Spectral coexistence of candidate waveforms and DME in air-to-ground communications: Analysis via hardware software co-design on Zynq SoC

Abstract

Recently, L-band (960–1164 MHz) digital aeronautical communication system (LDACS) has been introduced to meet spectrum requirements of exponentially increasing air-traffic. Compared to its predecessor, LDACS offers wider bandwidth and adopts multi-carrier waveform approach enabling multiple transceivers to coexist with legacy signals in L-band, thereby providing wide variety of services ranging from data to multimedia.
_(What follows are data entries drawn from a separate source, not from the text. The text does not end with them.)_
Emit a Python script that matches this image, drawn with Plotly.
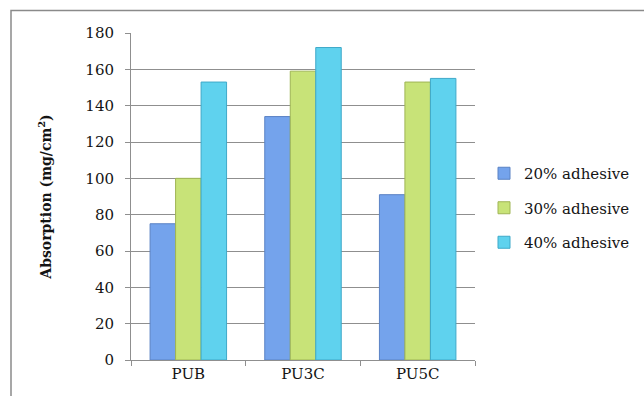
import plotly.graph_objects as go

# Sample groups and absorption values (mg/cm²) per adhesive content
categories = ["PUB", "PU3C", "PU5C"]
series_names = ["20% adhesive", "30% adhesive", "40% adhesive"]
adh_20 = [75, 134, 91]
adh_30 = [100, 159, 153]
adh_40 = [153, 172, 155]
y_ticks = [0, 20, 40, 60, 80, 100, 120, 140, 160, 180]

fill_colors = ["#74a3ec", "#c8e378", "#5fd2ee"]
edge_colors = ["#5a82c4", "#9fb554", "#3fa9c9"]

W, H = 644, 396
M_L, M_R, M_T, M_B = 131, 169, 33, 36
plot_w = W - M_L - M_R
plot_h = H - M_T - M_B

fig = go.Figure()
for i, (name, vals) in enumerate(zip(series_names, [adh_20, adh_30, adh_40])):
    fig.add_trace(go.Bar(
        x=categories,
        y=vals,
        name=name,
        legendgroup=name,
        marker=dict(color=fill_colors[i],
                    line=dict(color=edge_colors[i], width=1)),
    ))

grid = "#8f8f8f"
font_family = "DejaVu Serif"
text_color = "#141414"

fig.update_layout(
    width=W, height=H,
    margin=dict(l=M_L, r=M_R, t=M_T, b=M_B, autoexpand=False),
    paper_bgcolor="white",
    plot_bgcolor="white",
    barmode="group",
    bargap=0.333,
    bargroupgap=0,
    font=dict(family=font_family, size=15, color=text_color),
    legend=dict(
        x=(484 - M_L) / plot_w, xanchor="left",
        y=(H - M_B - 208) / plot_h, yanchor="middle",
        font=dict(family=font_family, size=15, color=text_color),
        itemwidth=30,
        tracegroupgap=12,
        traceorder="grouped",
        bgcolor="rgba(0,0,0,0)",
    ),
    xaxis=dict(
        showline=True, linecolor=grid, linewidth=1,
        ticks="outside", ticklen=5, tickcolor=grid,
        tickson="boundaries",
        showgrid=False,
        tickfont=dict(size=15, color=text_color),
    ),
    yaxis=dict(
        range=[0, 180],
        tickvals=y_ticks,
        showline=True, linecolor=grid, linewidth=1,
        ticks="outside", ticklen=5, tickcolor=grid,
        showgrid=True, gridcolor=grid, gridwidth=1,
        zeroline=False,
        ticklabelstandoff=8,
        tickfont=dict(size=15, color=text_color),
        title=dict(text="<b>Absorption (mg/cm<sup>2</sup>)</b>",
                   font=dict(size=14, color=text_color),
                   standoff=30),
    ),
    showlegend=True,
)

# Outer chart frame (extends past the right and bottom edges)
fig.add_shape(
    type="rect", xref="paper", yref="paper",
    x0=(11 - M_L) / plot_w, x1=(W + 20 - M_L) / plot_w,
    y0=-(M_B + 20) / plot_h, y1=(H - M_B - 10.5) / plot_h,
    line=dict(color="#8a8a8a", width=1.5),
    fillcolor="rgba(0,0,0,0)",
    layer="below",
)

fig.write_html("out.html")
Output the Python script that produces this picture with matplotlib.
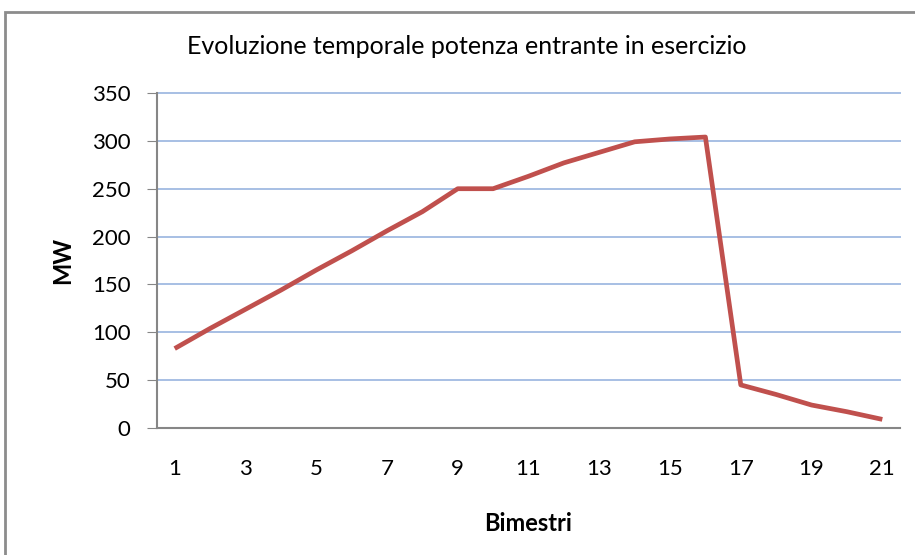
import matplotlib.pyplot as plt
from matplotlib.patches import Rectangle

# bimestri 1..21 and power (MW)
bimestri = list(range(1, 22))
potenza = [83, 104, 124, 144, 165, 185, 206, 226, 250, 250, 263, 277,
           288, 299, 302, 304, 45, 35, 24, 17, 9]
xtick_labels = [str(b) for b in bimestri if b % 2 == 1]
yticks = [0, 50, 100, 150, 200, 250, 300, 350]

plt.rcParams['font.family'] = ['Lato', 'DejaVu Sans']

fig = plt.figure(figsize=(9.15, 5.55), dpi=100)
# outer chart frame
fig.patches.append(Rectangle((5/915, -0.05), 1.2, 1 - 12/555 + 0.05,
                             transform=fig.transFigure, fill=False,
                             edgecolor='#8c8c8c', linewidth=2))

ax = fig.add_axes([157/915, 1 - 428/555, (900-157)/915, (428-93)/555])
ax.plot(bimestri, potenza, color='#c0504d', linewidth=3.4, solid_capstyle='butt',
        zorder=3)

ax.set_xlim(0.5, 21.5)
ax.set_ylim(0, 350)
ax.set_yticks(yticks)
ax.set_xticks([b for b in bimestri if b % 2 == 1])
ax.set_xticklabels(xtick_labels)
ax.yaxis.grid(True, color='#a7bfe4', linewidth=1.4)
for gl in ax.get_ygridlines():
    gl.set_clip_on(False)
ax.set_axisbelow(True)

for s in ['top', 'right']:
    ax.spines[s].set_visible(False)
for s in ['left', 'bottom']:
    ax.spines[s].set_color('#868686')
    ax.spines[s].set_linewidth(1.5)

ax.tick_params(axis='y', direction='out', length=7, color='#868686',
               labelsize=16, pad=12)
ax.tick_params(axis='x', length=0, labelsize=16, pad=22)

fig.text(467/915, 1 - 47/555, 'Evoluzione temporale potenza entrante in esercizio',
         fontsize=18, ha='center', va='center')
ax.set_ylabel('MW', fontsize=17, fontweight='bold', labelpad=13)
ax.set_xlabel('Bimestri', fontsize=17, fontweight='bold', labelpad=24)

fig.savefig('out.png', dpi=100)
This paper offers detailed performance and complexity analysis of various candidate waveforms for LDACS on Zynq System on Chip (ZSoC) platform, consisting of programmable logic (PL) such as FPGA and processing system (PS) such as ARM. The first contribution is the implementation OFDM based LDACS transceiver on ZSoC. Various configurations of the architecture are realized by dividing it into two sections, one for PL and other for PS. We demonstrate the flexibility offered by such co-design approach to decide which part of the transceiver to implement on PL and which on PS to meet the given area, delay and power constraints. The second contribution of this paper is to replace OFDM with windowed and filtered versions of OFDM. Detailed experimental results demonstrate the trade-off between these waveforms with respect to parameters such as out-of-band attenuation, area, delay and power requirements.